Happy hopes to marry a girl in the neighbourhood, Palak (Nupur Nagpal), but there is an impediment here too. Palak's mother has Lucky in her sights as a match for her. The love triangle is only a sideshow in a story where matters of the heart are eclipsed by far more pressing moral questions.

In one of the early episodes of Tabbar, Sargun asserts that nothing will ever be right again for her and her dear ones. In the last chapter, Omkar intones: "Sab theek ho gaya (Everything is all right)." The irony is difficult to miss. Omkar knows full well that he has lost control over his own story and everything has gone haywire. So, there is another shocking plan up his sleeves.

Fate, despair, guilt, contrition, madness - Tabbar weaves a multiplicity of themes around its central concern - a family in duress. Omkar is a devoted family man. He is a husband who is deeply in love with his wife whose frail health cut short his police career.

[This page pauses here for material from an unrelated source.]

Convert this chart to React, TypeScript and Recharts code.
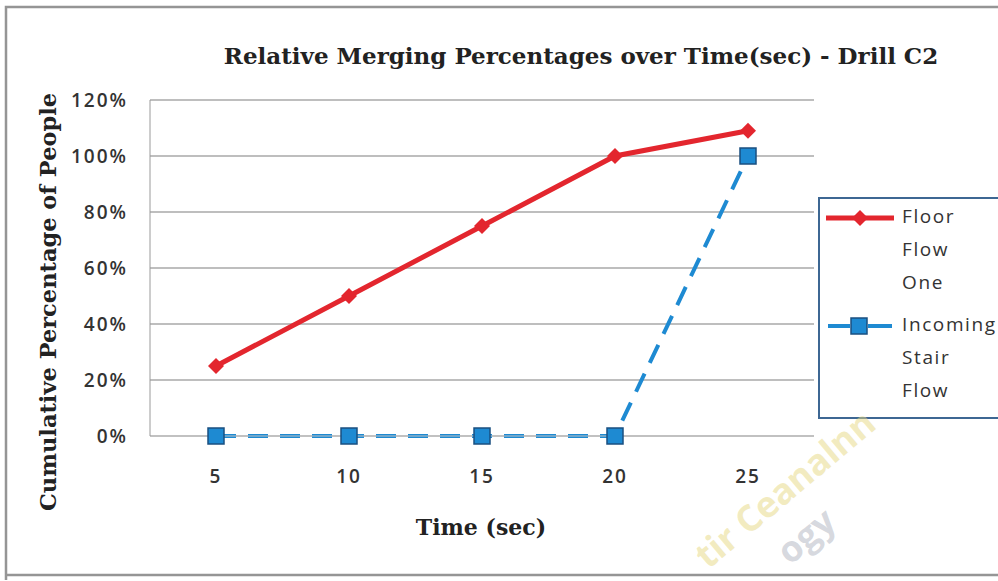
import React from 'react';
import {
  LineChart,
  Line,
  XAxis,
  YAxis,
  CartesianGrid,
  Legend,
  Label,
  Customized,
} from 'recharts';

const times = [5, 10, 15, 20, 25];
const floorFlowOne = [25, 50, 75, 100, 109];
const incomingStairFlow = [0, 0, 0, 0, 100];
const yTicks = [0, 20, 40, 60, 80, 100, 120];

const RED = '#e3262e';
const BLUE = '#1e8ad2';
const SERIF = '"DejaVu Serif", "Liberation Serif", serif';
const SANS = '"Open Sans", "Noto Sans", sans-serif';

const data = times.map((t, i) => ({
  time: t,
  floor: floorFlowOne[i],
  stair: incomingStairFlow[i],
}));

if (typeof document !== 'undefined') document.body.style.margin = '0';

function Diamond(props: any) {
  const { cx, cy } = props;
  if (cx == null || cy == null) return null;
  const r = 8;
  return (
    <path
      d={`M${cx},${cy - r}L${cx + r},${cy}L${cx},${cy + r}L${cx - r},${cy}Z`}
      fill={RED}
    />
  );
}

function Square(props: any) {
  const { cx, cy } = props;
  if (cx == null || cy == null) return null;
  const s = 16;
  return (
    <rect
      x={cx - s / 2}
      y={cy - s / 2}
      width={s}
      height={s}
      fill={BLUE}
      stroke="#1a4f80"
      strokeWidth={1.5}
    />
  );
}

function LegendBox() {
  const rows = [
    { lines: ['Floor', 'Flow', 'One'], color: RED, dash: false },
    { lines: ['Incoming', 'Stair', 'Flow'], color: BLUE, dash: true },
  ];
  return (
    <div
      style={{
        width: 190,
        height: 222,
        border: '2px solid #3d6793',
        background: '#fff',
        boxSizing: 'border-box',
        paddingTop: 4,
        fontFamily: SANS,
        fontSize: 19,
        letterSpacing: 1.6,
        color: '#333',
        textAlign: 'left',
      }}
    >
      {rows.map((r, i) => (
        <div key={i} style={{ display: 'flex', marginBottom: i === 0 ? 12 : 0 }}>
          <svg width={82} height={30} style={{ flex: 'none' }}>
            {r.dash ? (
              <>
                <line x1={8} y1={15} x2={30} y2={15} stroke={r.color} strokeWidth={4} />
                <line x1={48} y1={15} x2={72} y2={15} stroke={r.color} strokeWidth={4} />
                <Square cx={39} cy={15} />
              </>
            ) : (
              <>
                <line x1={6} y1={15} x2={74} y2={15} stroke={r.color} strokeWidth={5} />
                <Diamond cx={40} cy={15} />
              </>
            )}
          </svg>
          <div style={{ lineHeight: '33px', marginTop: -3, whiteSpace: 'nowrap' }}>
            {r.lines.map((l) => (
              <div key={l}>{l}</div>
            ))}
          </div>
        </div>
      ))}
    </div>
  );
}

const tickStyle = {
  fontFamily: SANS,
  fontSize: 19,
  fontWeight: 600,
  fill: '#333',
  letterSpacing: 2,
};

const titleStyle = {
  fontFamily: SERIF,
  fontWeight: 'bold' as const,
  fontSize: 22,
  fill: '#222',
};

const markStyle = {
  fontFamily: SANS,
  fontWeight: 700,
  fontSize: 36,
};

export default function App() {
  return (
    <div
      style={{
        position: 'relative',
        width: 998,
        height: 581,
        background: '#fff',
        overflow: 'hidden',
      }}
    >
      <div
        style={{
          position: 'absolute',
          left: 0,
          top: 42,
          width: 1162,
          textAlign: 'center',
          fontFamily: SERIF,
          fontWeight: 'bold',
          fontSize: 23,
          color: '#222',
        }}
      >
        Relative Merging Percentages over Time(sec) - Drill C2
      </div>
      <div style={{ position: 'absolute', left: 0, top: 0 }}>
        <LineChart
          width={998}
          height={581}
          data={data}
          margin={{ top: 100, right: 184, bottom: 115, left: 90 }}
        >
          {/* outer frame */}
          <Customized
            component={() => (
              <path
                d="M6,580 L6,7 L998,7 M6,575 L998,575"
                fill="none"
                stroke="#959595"
                strokeWidth={2.5}
              />
            )}
          />
          <CartesianGrid vertical={false} stroke="#a8a8a8" strokeWidth={1.5} />
          <XAxis
            dataKey="time"
            padding={{ left: 66, right: 66 }}
            axisLine={{ stroke: '#c4c4c4' }}
            tickLine={false}
            tickMargin={28}
            tick={tickStyle}
          >
            <Label
              content={(p: any) => (
                <text
                  x={p.viewBox.x + p.viewBox.width / 2 - 1}
                  y={p.viewBox.y + 91}
                  textAnchor="middle"
                  dominantBaseline="central"
                  style={titleStyle}
                >
                  Time (sec)
                </text>
              )}
            />
          </XAxis>
          <YAxis
            width={60}
            domain={[0, 120]}
            ticks={yTicks}
            axisLine={{ stroke: '#9a9a9a' }}
            tickLine={false}
            tickMargin={16}
            tickFormatter={(v) => `${v}%`}
            tick={tickStyle}
          >
            <Label
              content={(p: any) => {
                const x = 48;
                const y = p.viewBox.y + p.viewBox.height / 2 + 34;
                return (
                  <text
                    x={x}
                    y={y}
                    textAnchor="middle"
                    dominantBaseline="central"
                    transform={`rotate(-90, ${x}, ${y})`}
                    style={{ ...titleStyle, fontSize: 22.5 }}
                  >
                    Cumulative Percentage of People
                  </text>
                );
              }}
            />
          </YAxis>
          {/* centered + middle so the legend reserves no plot space */}
          <Legend
            layout="horizontal"
            verticalAlign="middle"
            align="center"
            wrapperStyle={{ left: 818, top: 197, width: 190 }}
            content={() => <LegendBox />}
          />
          <Line
            type="linear"
            dataKey="floor"
            name="Floor Flow One"
            stroke={RED}
            strokeWidth={5}
            dot={<Diamond />}
            isAnimationActive={false}
          />
          <Line
            type="linear"
            dataKey="stair"
            name="Incoming Stair Flow"
            stroke={BLUE}
            strokeWidth={4}
            strokeDasharray="20 12"
            dot={<Square />}
            isAnimationActive={false}
          />
        </LineChart>
      </div>
      {/* faint diagonal stamp in the lower right */}
      <svg
        width={998}
        height={581}
        style={{ position: 'absolute', left: 0, top: 0, pointerEvents: 'none' }}
      >
        <text
          x={708}
          y={570}
          transform="rotate(-40, 708, 570)"
          style={markStyle}
          fill="rgba(230, 215, 130, 0.5)"
        >
          tir Ceanalnn
        </text>
        <text
          x={790}
          y={566}
          transform="rotate(-40, 790, 566)"
          style={markStyle}
          fill="rgba(165, 170, 182, 0.45)"
        >
          ogy
        </text>
      </svg>
    </div>
  );
}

He is a committed father to boot, determined to help his indecisive sons along as they struggle to figure out what their future holds. But he is a man whose desire to save his family gets the better of him and pushes him into monumental indiscretions.

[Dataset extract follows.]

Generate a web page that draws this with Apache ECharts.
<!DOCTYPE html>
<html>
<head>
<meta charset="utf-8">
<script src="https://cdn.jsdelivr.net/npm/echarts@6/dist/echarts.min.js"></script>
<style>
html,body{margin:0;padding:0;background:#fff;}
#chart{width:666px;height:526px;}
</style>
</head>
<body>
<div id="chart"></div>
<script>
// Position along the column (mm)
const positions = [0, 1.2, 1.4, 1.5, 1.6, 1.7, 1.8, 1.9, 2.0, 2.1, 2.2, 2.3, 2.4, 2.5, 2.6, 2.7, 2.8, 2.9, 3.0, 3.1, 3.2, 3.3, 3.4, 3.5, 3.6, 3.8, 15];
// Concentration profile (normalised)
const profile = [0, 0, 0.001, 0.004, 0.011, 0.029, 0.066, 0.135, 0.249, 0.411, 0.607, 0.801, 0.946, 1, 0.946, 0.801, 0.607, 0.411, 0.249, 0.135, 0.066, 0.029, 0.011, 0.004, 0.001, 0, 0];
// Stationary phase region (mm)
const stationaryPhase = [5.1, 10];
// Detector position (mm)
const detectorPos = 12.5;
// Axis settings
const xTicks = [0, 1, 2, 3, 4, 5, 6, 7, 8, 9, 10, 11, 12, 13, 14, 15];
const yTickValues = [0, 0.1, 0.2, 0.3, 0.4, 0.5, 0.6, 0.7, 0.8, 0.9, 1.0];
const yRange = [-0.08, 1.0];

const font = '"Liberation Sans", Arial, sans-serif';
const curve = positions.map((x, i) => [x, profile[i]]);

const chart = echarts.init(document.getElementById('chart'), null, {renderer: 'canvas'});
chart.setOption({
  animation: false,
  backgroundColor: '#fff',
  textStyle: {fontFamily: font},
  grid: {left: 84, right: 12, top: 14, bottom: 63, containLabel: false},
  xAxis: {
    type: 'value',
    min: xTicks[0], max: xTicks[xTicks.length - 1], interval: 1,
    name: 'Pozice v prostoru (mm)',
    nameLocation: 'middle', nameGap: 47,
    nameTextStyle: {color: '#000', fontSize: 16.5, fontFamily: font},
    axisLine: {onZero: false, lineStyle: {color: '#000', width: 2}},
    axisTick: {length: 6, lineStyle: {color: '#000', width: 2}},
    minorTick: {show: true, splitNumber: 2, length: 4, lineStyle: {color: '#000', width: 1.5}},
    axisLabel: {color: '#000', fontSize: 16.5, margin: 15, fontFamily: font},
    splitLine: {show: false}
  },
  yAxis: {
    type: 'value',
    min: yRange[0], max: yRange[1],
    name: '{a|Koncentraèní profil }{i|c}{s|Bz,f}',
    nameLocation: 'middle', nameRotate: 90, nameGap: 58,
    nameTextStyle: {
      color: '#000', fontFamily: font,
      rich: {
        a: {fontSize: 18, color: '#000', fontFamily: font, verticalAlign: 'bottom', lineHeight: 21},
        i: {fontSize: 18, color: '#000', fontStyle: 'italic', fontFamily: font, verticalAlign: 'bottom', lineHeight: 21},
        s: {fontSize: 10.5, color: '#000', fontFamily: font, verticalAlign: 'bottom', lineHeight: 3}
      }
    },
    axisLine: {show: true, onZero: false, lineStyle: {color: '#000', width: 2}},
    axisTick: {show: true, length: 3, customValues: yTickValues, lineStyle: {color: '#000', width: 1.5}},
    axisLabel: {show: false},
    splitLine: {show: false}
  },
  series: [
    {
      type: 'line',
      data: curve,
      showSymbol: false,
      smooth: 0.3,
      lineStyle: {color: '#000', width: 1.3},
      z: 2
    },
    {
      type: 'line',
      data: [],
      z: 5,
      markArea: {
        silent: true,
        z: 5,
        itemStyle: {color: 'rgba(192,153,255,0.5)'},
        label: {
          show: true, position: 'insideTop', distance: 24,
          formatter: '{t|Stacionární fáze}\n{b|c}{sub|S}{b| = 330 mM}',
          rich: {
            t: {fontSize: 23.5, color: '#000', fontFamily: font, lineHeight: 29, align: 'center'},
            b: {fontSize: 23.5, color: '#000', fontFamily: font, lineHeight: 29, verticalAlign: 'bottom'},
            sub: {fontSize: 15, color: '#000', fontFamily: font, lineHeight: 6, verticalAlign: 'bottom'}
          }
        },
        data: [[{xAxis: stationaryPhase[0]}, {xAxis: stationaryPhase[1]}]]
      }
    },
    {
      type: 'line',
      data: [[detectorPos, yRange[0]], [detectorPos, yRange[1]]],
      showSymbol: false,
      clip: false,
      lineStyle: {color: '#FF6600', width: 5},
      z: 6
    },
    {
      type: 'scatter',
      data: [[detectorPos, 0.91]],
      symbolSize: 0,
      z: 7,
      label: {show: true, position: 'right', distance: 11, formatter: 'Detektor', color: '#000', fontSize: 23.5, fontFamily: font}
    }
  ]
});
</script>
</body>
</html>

Tabbar has a pronounced moral compass within which Omkar Singh's actions are located. His transgressions are both inevitable and compulsive, but unlike the supposedly cool shenanigans of Georgekutty in the Malayalam hit Drishyam, Omkar's repeated violation of the law isn't glorified and bestowed with heroism. Even if there is a faint hope of escape, it is only a hope and only a faint one at that.

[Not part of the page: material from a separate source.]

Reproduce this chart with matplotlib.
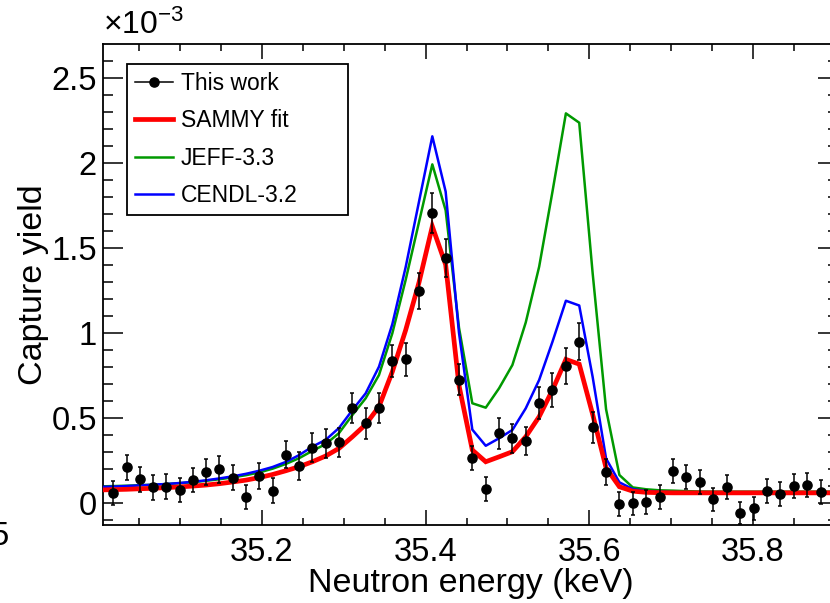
import matplotlib
matplotlib.use("Agg")
import matplotlib.pyplot as plt
from matplotlib.lines import Line2D
from matplotlib.ticker import MultipleLocator, FuncFormatter

plt.rcParams["font.family"] = ["Liberation Sans", "DejaVu Sans"]
plt.rcParams["mathtext.fontset"] = "custom"
plt.rcParams["mathtext.rm"] = "Liberation Sans"
plt.rcParams["mathtext.it"] = "Liberation Sans:italic"

# Neutron energy of each time-of-flight bin (keV)
energy = [35.0182, 35.0344, 35.0506, 35.0668, 35.0830, 35.0992, 35.1155, 35.1317,
          35.1479, 35.1641, 35.1804, 35.1966, 35.2129, 35.2291, 35.2454, 35.2616,
          35.2779, 35.2942, 35.3105, 35.3267, 35.3430, 35.3593, 35.3756, 35.3919,
          35.4082, 35.4245, 35.4408, 35.4571, 35.4735, 35.4898, 35.5061, 35.5224,
          35.5388, 35.5551, 35.5715, 35.5878, 35.6042, 35.6206, 35.6369, 35.6533,
          35.6697, 35.6861, 35.7025, 35.7188, 35.7352, 35.7516, 35.7680, 35.7845,
          35.8009, 35.8173, 35.8337, 35.8501, 35.8666, 35.8830]

# Measured capture yield and its uncertainty (units of 1e-3)
yield_data = [0.055, 0.208, 0.138, 0.090, 0.094, 0.075, 0.134, 0.182,
              0.196, 0.147, 0.032, 0.157, 0.071, 0.283, 0.216, 0.324,
              0.349, 0.355, 0.555, 0.467, 0.559, 0.834, 0.843, 1.245,
              1.702, 1.438, 0.724, 0.261, 0.081, 0.408, 0.379, 0.363,
              0.585, 0.663, 0.804, 0.947, 0.444, 0.181, -0.009, -0.004,
              0.006, 0.032, 0.186, 0.153, 0.124, 0.020, 0.094, -0.059,
              -0.033, 0.071, 0.051, 0.098, 0.104, 0.065]
yield_err = [0.070, 0.075, 0.075, 0.075, 0.075, 0.072, 0.072, 0.078,
             0.078, 0.075, 0.070, 0.075, 0.072, 0.080, 0.080, 0.085,
             0.085, 0.085, 0.088, 0.090, 0.088, 0.092, 0.098, 0.106,
             0.118, 0.112, 0.092, 0.070, 0.068, 0.090, 0.085, 0.085,
             0.095, 0.098, 0.105, 0.108, 0.090, 0.075, 0.070, 0.070,
             0.070, 0.070, 0.070, 0.070, 0.070, 0.068, 0.070, 0.065,
             0.068, 0.070, 0.070, 0.070, 0.070, 0.070]

# Calculated yields on the bin grid, padded by one bin at each end
model_energy = [35.0020] + energy + [35.8995, 35.9159]

sammy_fit = [0.075, 0.077, 0.079, 0.082, 0.085, 0.089, 0.093, 0.098, 0.104,
             0.112, 0.122, 0.133, 0.148, 0.166, 0.188, 0.212, 0.241, 0.275,
             0.320, 0.388, 0.460, 0.565, 0.770, 1.015, 1.295, 1.625, 1.400,
             0.690, 0.310, 0.241, 0.270, 0.300, 0.388, 0.506, 0.663, 0.843,
             0.815, 0.520, 0.205, 0.094, 0.068, 0.061, 0.059, 0.058, 0.058,
             0.058, 0.058, 0.058, 0.058, 0.058, 0.058, 0.058, 0.058, 0.058,
             0.058, 0.058, 0.058]

jeff33 = [0.096, 0.098, 0.100, 0.103, 0.106, 0.110, 0.115, 0.121, 0.129,
          0.138, 0.149, 0.162, 0.178, 0.200, 0.228, 0.262, 0.305, 0.345,
          0.410, 0.516, 0.614, 0.751, 0.996, 1.310, 1.650, 1.990, 1.720,
          1.030, 0.585, 0.559, 0.673, 0.810, 1.060, 1.388, 1.830, 2.290,
          2.235, 1.350, 0.550, 0.163, 0.090, 0.079, 0.073, 0.071, 0.068,
          0.066, 0.065, 0.065, 0.065, 0.065, 0.065, 0.065, 0.065, 0.065,
          0.065, 0.065, 0.065]

cendl32 = [0.093, 0.095, 0.098, 0.102, 0.106, 0.110, 0.116, 0.123, 0.132,
           0.143, 0.155, 0.170, 0.188, 0.210, 0.240, 0.280, 0.330, 0.370,
           0.440, 0.545, 0.643, 0.800, 1.050, 1.385, 1.770, 2.155, 1.830,
           1.000, 0.430, 0.335, 0.379, 0.428, 0.555, 0.722, 0.947, 1.188,
           1.160, 0.740, 0.260, 0.120, 0.080, 0.068, 0.064, 0.062, 0.062,
           0.062, 0.062, 0.062, 0.062, 0.062, 0.062, 0.062, 0.062, 0.062,
           0.062, 0.062, 0.062]

W, H = 830, 603
fig = plt.figure(figsize=(W / 100, H / 100), dpi=100)
ax_left, ax_right, ax_top, ax_bottom = 103.3, 838.3, 44.0, 525.0
ax = fig.add_axes([ax_left / W, 1 - ax_bottom / H,
                   (ax_right - ax_left) / W, (ax_bottom - ax_top) / H])

green = "#009900"
ax.plot(model_energy, jeff33, color=green, lw=1.8, zorder=2)
ax.plot(model_energy, cendl32, color="#0000ff", lw=1.8, zorder=3)
ax.plot(model_energy, sammy_fit, color="#ff0000", lw=3.4, zorder=4,
        solid_joinstyle="miter")
ax.errorbar(energy, yield_data, yerr=yield_err, fmt="o", color="black",
            ms=6.6, elinewidth=1.1, capsize=1.7, capthick=1.1, zorder=5)

ax.set_xlim(35.006, 35.9045)
ax.set_ylim(-0.131, 2.698)

ax.xaxis.set_major_locator(MultipleLocator(0.2))
ax.xaxis.set_minor_locator(MultipleLocator(0.05))
ax.yaxis.set_major_locator(MultipleLocator(0.5))
ax.yaxis.set_minor_locator(MultipleLocator(0.1))
ax.yaxis.set_major_formatter(FuncFormatter(lambda v, p: f"{v:g}"))
ax.xaxis.set_major_formatter(FuncFormatter(lambda v, p: f"{v:.1f}"))

for s in ax.spines.values():
    s.set_linewidth(1.3)
ax.tick_params(axis="both", which="both", direction="in", top=True, right=True,
               width=1.1, labelsize=23.5)
ax.tick_params(axis="x", which="major", length=10.5, pad=8.4)
ax.tick_params(axis="x", which="minor", length=5.2)
ax.tick_params(axis="y", which="major", length=14.5, pad=4.7)
ax.tick_params(axis="y", which="minor", length=7.2)

ax.set_xlabel("Neutron energy (keV)", fontsize=24.5, labelpad=0)
ax.set_ylabel("Capture yield", fontsize=24.5, labelpad=1.5)

ax.text(0.0, 1.006, r"$\times10^{-3}$", transform=ax.transAxes,
        fontsize=23, ha="left", va="bottom")

# Edge of the neighbouring panel's tick label
fig.text(-9 / W, 1 - 545 / H, "5", fontsize=23.5, ha="left", va="baseline")

handles = [
    Line2D([], [], color="black", lw=1.1, marker="o", ms=6.6),
    Line2D([], [], color="#ff0000", lw=3.4),
    Line2D([], [], color=green, lw=1.8),
    Line2D([], [], color="#0000ff", lw=1.8),
]
labels = ["This work", "SAMMY fit", "JEFF-3.3", "CENDL-3.2"]
leg = ax.legend(handles, labels, loc="upper left",
                bbox_to_anchor=(0.0318, 0.655, 0.301, 0.303), mode="expand",
                fontsize=16.5, frameon=True, fancybox=False, framealpha=1,
                edgecolor="black", borderaxespad=0, borderpad=0.35,
                labelspacing=0.62, handlelength=1.66, handletextpad=0.35)
leg.get_frame().set_linewidth(1.3)

fig.savefig("out.png", dpi=100)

Tabbar is principally the story of two families - one of them, Omkar's, is intact but with dark clouds hovering over them; the other, Ajeet Sodhi's, is severely depleted. His brother is the only family that the latter had had for years. He is surrounded by men who he barks orders to but rarely trusts. While Omkar's family grapples with a predicament whose end isn't in sight, Sodhi confronts his bereavement in the only manner he is capable of - he cloaks his grief in fury.

Working with a script written by Harman Wadala and aided by a mood-setting background score by Sneha Khanwalkar, director Ajitpal Singh elevates Tabbar well above the limitations of the genre and delivers moments of fine-tuned sublimity that hit home with force, combining the pain, perseverance and pathos of a man's struggle to hold his life together.

For the central character, Pavan Malhotra is the perfect fit. A consummate actor who never misses a trick, he instinctively merges with the spirit of Omkar Singh, a conflicted but aware man sinking steadily into a quagmire.

Malhotra proved his mettle very early in his career in non-mainstream films such as Buddhadeb Dasgupta's Bagh Bahadur and Saeed Akhtar Mirza's Salim Langde Pe Mat Ro. Commercial Hindi cinema saw little value in his subtle skills. Tabbar gives him the sort of role that he has deserved all along. He grabs the opportunity with both hands and, with the minimum of fuss, comes up with an absolute stunner.

Malhotra is supported to the hilt by another screen performer who we are accustomed to seeing outstanding work from - Supriya Pathak Kapur. It is her character who lends Tabbar a certain spiritual depth. With little apparent effort, she brings out the multiple moorings of the woman's mental make-up and adds a dimension to the series that helps it skirt around the pitfalls of predictability. Unusually subdued but unfailingly bracing, Tabbar is a show that neither looks nor feels like conventional fare. In creating something new and introspective, it pushes the boundaries of the crime thriller and makes the exercise count for far more than the genre conventionally encompasses. Tabbar is unmissable.